There is nothing irrational, in the circumstances, of a later prosecution of [the appellant]. Apart from rare circumstances, it is offensive not to give effect to the public interest to prosecute. The Decision Letter of 18 February 2016 provided a trigger for the defendant to reconsider prosecution. There were no exceptional circumstances for no prosecution to be brought. The other Planning Permissions that [the appellant] refers to post-date, the unauthorised development here in 2011 and 2009 respectively and were considered on their own individual merits."
"An offence under subsection (2) or (5) may be charged by reference to any day or longer period of time and a person may be convicted of a second or subsequent offence under the subsection in question by reference to any period of time following the preceding conviction for such an offence."

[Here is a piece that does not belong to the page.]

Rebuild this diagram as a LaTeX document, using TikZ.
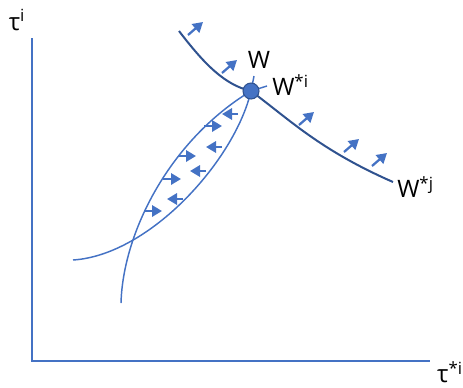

"Particular criminal conduct of the defendant is all his criminal conduct which falls within the following paragraphs—
(a) conduct which constitutes the offence or offences concerned ... "

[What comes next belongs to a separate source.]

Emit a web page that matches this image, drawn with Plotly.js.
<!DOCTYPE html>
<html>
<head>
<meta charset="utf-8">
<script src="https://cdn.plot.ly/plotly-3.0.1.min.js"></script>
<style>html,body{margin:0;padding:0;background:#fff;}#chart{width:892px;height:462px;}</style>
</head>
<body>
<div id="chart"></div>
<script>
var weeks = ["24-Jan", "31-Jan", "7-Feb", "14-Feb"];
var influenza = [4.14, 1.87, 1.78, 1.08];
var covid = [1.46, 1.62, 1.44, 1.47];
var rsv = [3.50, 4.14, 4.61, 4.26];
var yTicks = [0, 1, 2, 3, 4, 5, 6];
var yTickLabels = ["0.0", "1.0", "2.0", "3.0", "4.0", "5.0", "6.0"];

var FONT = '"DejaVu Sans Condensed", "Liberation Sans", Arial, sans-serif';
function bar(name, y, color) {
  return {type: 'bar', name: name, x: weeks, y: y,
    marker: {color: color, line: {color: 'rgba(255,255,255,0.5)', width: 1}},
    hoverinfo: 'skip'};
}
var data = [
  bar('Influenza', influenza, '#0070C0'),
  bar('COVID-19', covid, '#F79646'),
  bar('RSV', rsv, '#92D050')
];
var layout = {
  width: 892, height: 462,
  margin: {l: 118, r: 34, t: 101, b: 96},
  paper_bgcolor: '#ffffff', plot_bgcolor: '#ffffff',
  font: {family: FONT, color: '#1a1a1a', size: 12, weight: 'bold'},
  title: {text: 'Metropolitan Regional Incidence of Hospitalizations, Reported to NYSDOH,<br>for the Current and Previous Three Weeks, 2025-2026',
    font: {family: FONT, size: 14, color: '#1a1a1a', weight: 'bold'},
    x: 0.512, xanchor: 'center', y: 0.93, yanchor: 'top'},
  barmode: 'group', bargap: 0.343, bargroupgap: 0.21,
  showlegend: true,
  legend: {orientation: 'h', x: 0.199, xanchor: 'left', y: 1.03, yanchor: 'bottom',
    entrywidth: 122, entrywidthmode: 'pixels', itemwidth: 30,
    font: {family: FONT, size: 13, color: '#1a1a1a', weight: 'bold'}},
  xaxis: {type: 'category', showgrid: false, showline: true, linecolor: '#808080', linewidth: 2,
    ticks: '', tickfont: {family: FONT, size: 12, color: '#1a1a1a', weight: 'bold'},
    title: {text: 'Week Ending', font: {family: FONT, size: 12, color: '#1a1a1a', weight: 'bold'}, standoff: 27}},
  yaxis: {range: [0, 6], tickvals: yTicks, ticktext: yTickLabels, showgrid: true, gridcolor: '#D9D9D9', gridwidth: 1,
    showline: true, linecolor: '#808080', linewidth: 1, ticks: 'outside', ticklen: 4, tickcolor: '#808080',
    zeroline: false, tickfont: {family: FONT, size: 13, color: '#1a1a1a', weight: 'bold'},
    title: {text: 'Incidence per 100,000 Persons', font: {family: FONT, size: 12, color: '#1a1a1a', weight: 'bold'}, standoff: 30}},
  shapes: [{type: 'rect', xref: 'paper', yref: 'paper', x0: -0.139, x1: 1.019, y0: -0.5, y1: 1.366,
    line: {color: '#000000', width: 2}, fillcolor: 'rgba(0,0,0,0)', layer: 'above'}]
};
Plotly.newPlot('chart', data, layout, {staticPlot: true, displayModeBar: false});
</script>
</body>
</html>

"A person benefits from conduct if he obtains property as a result of or in connection with the conduct."
"The crucial distinction is that an inquiry into particular criminal conduct is restricted to the offences which are proved or admitted in the current proceedings, including offences taken into consideration (section 76(3)).
The prosecution cannot embark on a trawl through the past and the judge cannot apply the assumptions. The benefit resulting from the offences must be proved on the balance of probabilities by evidence and necessary inference from the circumstances."
"By virtue of s.71(1A) and (1D) of the 1988 Act, a defendant's benefit is confined to benefit from 'relevant criminal conduct', which means for present purposes the offence of which he has been convicted. Those provisions accord both with first principles, namely that an offender should only be sentenced in respect of matters that have been alleged and proved against him before the appropriate forum, and with the line of sentencing authorities deriving from R v Canavan, K idd and Shaw [1998] 1 WLR 604 [and other cases] ... "
"Where there has been a contested trial, the jury's verdict and the factual basis upon which it was reached (to the extent that this can be determined from what happened at the trial) will of course have an important part to play in setting the parameters of the confiscation proceedings, and it will not be open to the judge to act inconsistently with the verdict or its factual basis when dealing with matters of confiscation. In our judgment, however, Mr Tedd's submissions seek to place unwarranted limitations upon the confiscation proceedings by reference to the verdict and its factual basis. The questions that have to be determined in the confiscation proceedings (whether the defendant has benefited from the relevant criminal conduct, the amount of any such benefit, and the amount recoverable from him) are distinct from those falling for determination during the trial process itself. The standard of proof is different, namely that applicable in civil proceedings. There will normally be evidence additional to that led at the trial. The court responsible for making the relevant determinations is the judge, not the jury. Whilst the judge must act consistently with the jury's verdict and its factual basis, it is open to him, in the light of the evidence as a whole, to make additional and more extensive findings of fact than those upon which the verdict was based."